Maintenant que chaque objet a trouvé sa place, nous allons, à coup de baguette magique, transformer ces objets en images pour qu’ils se fondent dans les murs, le sol, le mobilier ou autres éléments de la Micro-Folie. Nous utiliserons pour cela le principe de l’anamorphose, qui joue avec la perspective pour faire apparaître une image selon un seul point de vue.
Avant la pratique, il faut comprendre ce qu’est une anamorphose et quelles sont les différentes manières d’utiliser cette technique.
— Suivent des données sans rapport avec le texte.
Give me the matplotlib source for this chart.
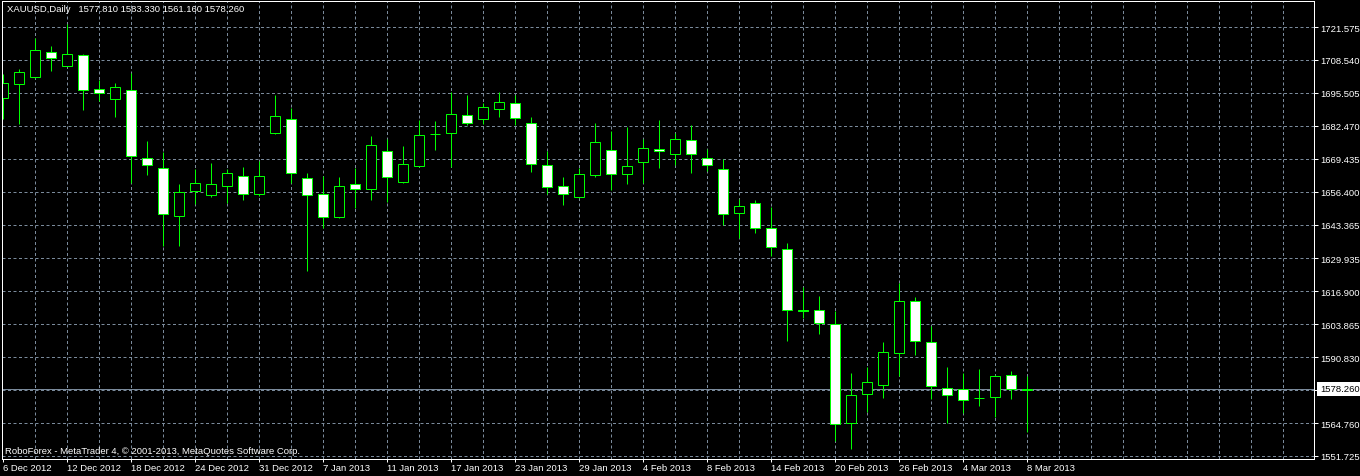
"""
XAUUSD daily candles, MetaTrader 4 look (black chart, green candles).
Values read off the MT4 screenshot, Dec 2012 - Mar 2013.
"""
import pandas as pd
import matplotlib
matplotlib.use("Agg")
import matplotlib.pyplot as plt

# ── data ─────────────────────────────────────────────────────────────────────
dates = pd.bdate_range("2012-12-06", "2013-03-08")
dates = dates[~dates.isin(pd.to_datetime(["2012-12-25", "2013-01-01"]))]

opens = [1693.6, 1699.1, 1701.9, 1711.6, 1706.3, 1710.4, 1696.9, 1693.0, 1696.5, 1669.6,
         1665.6, 1646.6, 1656.5, 1654.9, 1658.5, 1662.5, 1655.3, 1679.5, 1685.0, 1661.7,
         1655.3, 1646.5, 1659.3, 1657.6, 1672.4, 1660.1, 1666.4, 1679.1, 1679.7, 1686.6,
         1685.3, 1689.0, 1691.4, 1683.4, 1666.8, 1658.5, 1654.4, 1662.9, 1672.8, 1663.3,
         1668.0, 1673.2, 1671.4, 1676.7, 1669.6, 1665.2, 1647.8, 1651.8, 1641.9, 1633.6,
         1609.4, 1609.4, 1604.1, 1564.7, 1576.2, 1579.7, 1592.4, 1613.0, 1596.7, 1578.5,
         1578.1, 1574.6, 1575.0, 1583.7, 1577.81]
highs = [1703.0, 1704.9, 1717.3, 1714.1, 1722.8, 1710.9, 1700.7, 1699.4, 1703.4, 1676.4,
         1672.2, 1659.4, 1665.4, 1667.7, 1665.2, 1666.1, 1668.5, 1694.7, 1689.5, 1663.8,
         1662.7, 1662.2, 1665.7, 1678.4, 1677.1, 1674.5, 1684.8, 1684.4, 1696.0, 1694.7,
         1691.6, 1695.8, 1694.7, 1685.9, 1672.4, 1662.2, 1665.6, 1683.6, 1680.4, 1681.9,
         1677.2, 1684.8, 1679.5, 1682.8, 1673.3, 1669.2, 1653.4, 1653.1, 1650.2, 1636.1,
         1618.5, 1615.1, 1609.0, 1584.6, 1587.0, 1596.9, 1620.1, 1614.6, 1603.2, 1587.0,
         1584.5, 1586.0, 1583.9, 1585.3, 1583.33]
lows = [1685.1, 1683.2, 1701.5, 1704.3, 1706.0, 1688.8, 1692.4, 1686.1, 1659.7, 1663.1,
        1635.0, 1635.0, 1651.6, 1654.4, 1652.0, 1653.1, 1654.8, 1679.3, 1659.7, 1625.1,
        1642.1, 1646.1, 1650.0, 1653.1, 1652.4, 1659.7, 1666.2, 1672.9, 1666.3, 1682.9,
        1683.2, 1685.9, 1682.9, 1664.2, 1655.3, 1651.2, 1654.0, 1662.3, 1657.2, 1659.5,
        1659.7, 1665.9, 1667.1, 1663.9, 1664.4, 1643.3, 1638.2, 1640.1, 1631.0, 1597.4,
        1606.4, 1600.1, 1557.5, 1554.5, 1569.3, 1574.7, 1583.5, 1591.8, 1574.2, 1564.7,
        1568.9, 1571.6, 1567.3, 1574.4, 1561.16]
closes = [1699.3, 1703.6, 1712.4, 1709.4, 1710.8, 1696.5, 1695.3, 1697.7, 1670.4, 1666.8,
          1647.4, 1656.1, 1659.7, 1659.3, 1663.7, 1655.3, 1662.5, 1686.2, 1663.7, 1654.9,
          1646.2, 1658.5, 1657.3, 1674.9, 1662.1, 1667.2, 1678.7, 1679.1, 1687.0, 1683.4,
          1689.8, 1691.8, 1685.4, 1667.2, 1658.1, 1655.3, 1663.3, 1675.9, 1663.3, 1666.4,
          1673.5, 1672.4, 1677.1, 1671.2, 1666.8, 1647.4, 1650.6, 1641.9, 1634.4, 1609.4,
          1609.2, 1604.5, 1564.3, 1575.8, 1580.9, 1592.8, 1613.0, 1597.1, 1579.3, 1575.8,
          1573.8, 1574.5, 1583.3, 1578.4, 1578.26]

price_levels = [1721.575, 1708.540, 1695.505, 1682.470, 1669.435, 1656.400, 1643.365,
                1629.935, 1616.900, 1603.865, 1590.830, 1577.795, 1564.760, 1551.725]
bid = 1578.260
symbol = "XAUUSD,Daily"
footer = "RoboForex - MetaTrader 4, \u00a9 2001-2013, MetaQuotes Software Corp."

# ── style ────────────────────────────────────────────────────────────────────
W, H = 1360, 477
GREEN = "#00FF00"
GRID = "#7A8A9B"
PX = 0.72           # one pixel in points at dpi 100
DASH = (0, (3, 2.5))
FS = 6.8

plt.rcParams["font.family"] = ["Liberation Sans", "DejaVu Sans"]

fig = plt.figure(figsize=(W / 100, H / 100), dpi=100, facecolor="black")
ax = fig.add_axes([2 / W, 17 / H, 1312 / W, 458 / H], facecolor="black")

n = len(closes)
x = list(range(n))

# grid + bid line
for lv in price_levels:
    ax.axhline(lv, color=GRID, lw=PX, ls=DASH, zorder=0)
for xi in range(2, 82, 2):
    ax.axvline(xi, color=GRID, lw=PX, ls=DASH, zorder=0)
ax.axhline(bid, color=GRID, lw=PX, zorder=0.5)

# candles: wick first, then body (bull = black body, bear = white body)
ax.vlines(x, lows, highs, color=GREEN, lw=PX, zorder=1)
bottoms = [min(o, c) for o, c in zip(opens, closes)]
heights = [abs(c - o) for o, c in zip(opens, closes)]
fills = ["black" if c > o else "white" for o, c in zip(opens, closes)]
ax.bar(x, heights, bottom=bottoms, width=0.64, color=fills,
       edgecolor=GREEN, linewidth=PX, zorder=2)

ax.set_xlim(-0.081, 81.92)
ax.set_ylim(1550.53, 1731.87)

for s in ax.spines.values():
    s.set_color("white")
    s.set_linewidth(PX)

# x ticks every 4 bars
tick_idx = list(range(0, n, 4))
tick_lab = [f"{d.day} {d.strftime('%b %Y')}" for d in dates[tick_idx]]
ax.set_xticks(tick_idx)
ax.set_xticklabels(tick_lab, ha="left", fontsize=FS, color="white")
ax.tick_params(axis="x", direction="out", length=2.2, width=PX, color="white", pad=0.8)

# right price scale
ax.yaxis.tick_right()
ax.set_yticks(price_levels)
ax.set_yticklabels(["" if abs(lv - bid) < 2 else f"{lv:.3f}" for lv in price_levels],
                   fontsize=FS, color="white")
ax.tick_params(axis="y", direction="out", length=3, width=PX, color="white", pad=1.5)

# bid label
ax.text(1.0046, bid, f"{bid:.3f}", transform=ax.get_yaxis_transform(),
        ha="left", va="center", fontsize=FS, color="black", clip_on=False,
        bbox=dict(boxstyle="square,pad=0.3", fc="white", ec="none"), zorder=5)

# header and footer text
fig.text(7 / W, 1 - 10 / H,
         f"{symbol}   " + " ".join(f"{v:.3f}" for v in
                                    (opens[-1], highs[-1], lows[-1], closes[-1])),
         fontsize=FS, color="white", va="center")
fig.text(5 / W, 1 - 452 / H, footer, fontsize=FS, color="white", va="center")

fig.savefig("out.png", dpi=100, facecolor="black")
Nous nous retrouvons à la Micro-Folie pour une séance de médiation sur le tableau de Hans Holbein, Les ambassadeurs, avec Pascale, la médiatrice de l’association ADATER. J’avais déjà abordé rapidement ce tableau avec les enfants lors de ma première venue, mais cette fois, il est question de l’approfondir, de prendre le temps de repérer dans le détail ce qu’il raconte. En effet, ce tableau renferme de nombreux indices qui, si on les observe tous attentivement, nous racontent l’histoire des deux personnages représentés sur la toile.
C’est sur ce principe que nous aussi, nous utiliserons des objets disséminés dans l’espace d’exposition pour raconter une histoire.
C’est à mon tour d’intervenir, pour la deuxième partie de cette médiation, centrée cette fois sur l’anamorphose et sur comment les artistes s’en servent pour faire raconter des choses aux espaces dans lesquels ils interviennent. De la pyramide du Louvre plongée dans les entrailles de la terre par JR en 2019, aux sculptures d’amphibiens difformes de Jonty Hurwitz, que l’on ne peut identifier qu’en les regardant dans un miroir cylindrique, les enfants apprennent à reconnaître deux types d’anamorphoses: obliques et cylindriques.
Certains commencent à faire des rapprochements avec leurs propres dessins d’espace de notre atelier précédent: comme la pyramide du Louvre, la pièce de Jean nous donnera l’illusion d’être tombée dans un fossé. Et le vélo de Marceau, comme la signalétique routière destinée aux cycliste, sera dessiné pour être vue du dessus, comme quand on est sur la route.
Il est temps maintenant de construire nos anamorphoses, à partir de grilles de perspective: chaque enfant reçoit la sienne, dont la forme dépend de l’endroit où il a situé son objet de ce qu’il raconte: la peluche de Kyara, qui sera vue de côté, sera donc une anamorphose oblique, et le fer à cheval de Charline, qui doit être montré à l’envers, sera une anamorphose cylindrique, car cette technique donne l’image à voir en miroir.
Comprendre le fonctionnement de la grille et reporter des points de repère au bon endroit prend parfois un peu de temps, et cela semble les perturber de dessiner un objet volontairement déformé. J’entends à plusieurs reprises: « Je n’y arrive pas, mon dessin est faux ».
Pourtant, si l’on regarde la grille, ils ont tout juste. La déformation produit chez eux le sentiment d’avoir raté, et certains terminent leurs dessins peu convaincus. J’ai beau leur dire qu’ils ont parfaitement réussi à recréer une anamorphose, ils ne me croirons pas avant d’avoir vérifié de leur propres yeux. Et en effet, en affichant leurs dessins au mur et en le regardant sous le bon angle, ils retrouvent leurs objets parfaitement proportionnés, comme sur leur photo.
La technique utilisée par le grand peintre Hans Holbein n’a plus aucun secret pour eux!
Nous choisissons de donner une autre dimensions à certains objets: ils joueront avec l’architecture du lieu, à cheval entre plusieurs murs ou éléments de la Micro-Folie. Pour cela, utiliser une grille devient compliqué: nous nous munissons donc d’un vidéo-projecteur pour voir comment tromper l’œil du spectateur sur des surfaces complexes, comme des troncs d’arbres ou des murs en angle. La lentille du vidéo-projecteur devient alors notre œil, et nous sert à définir le point de vue.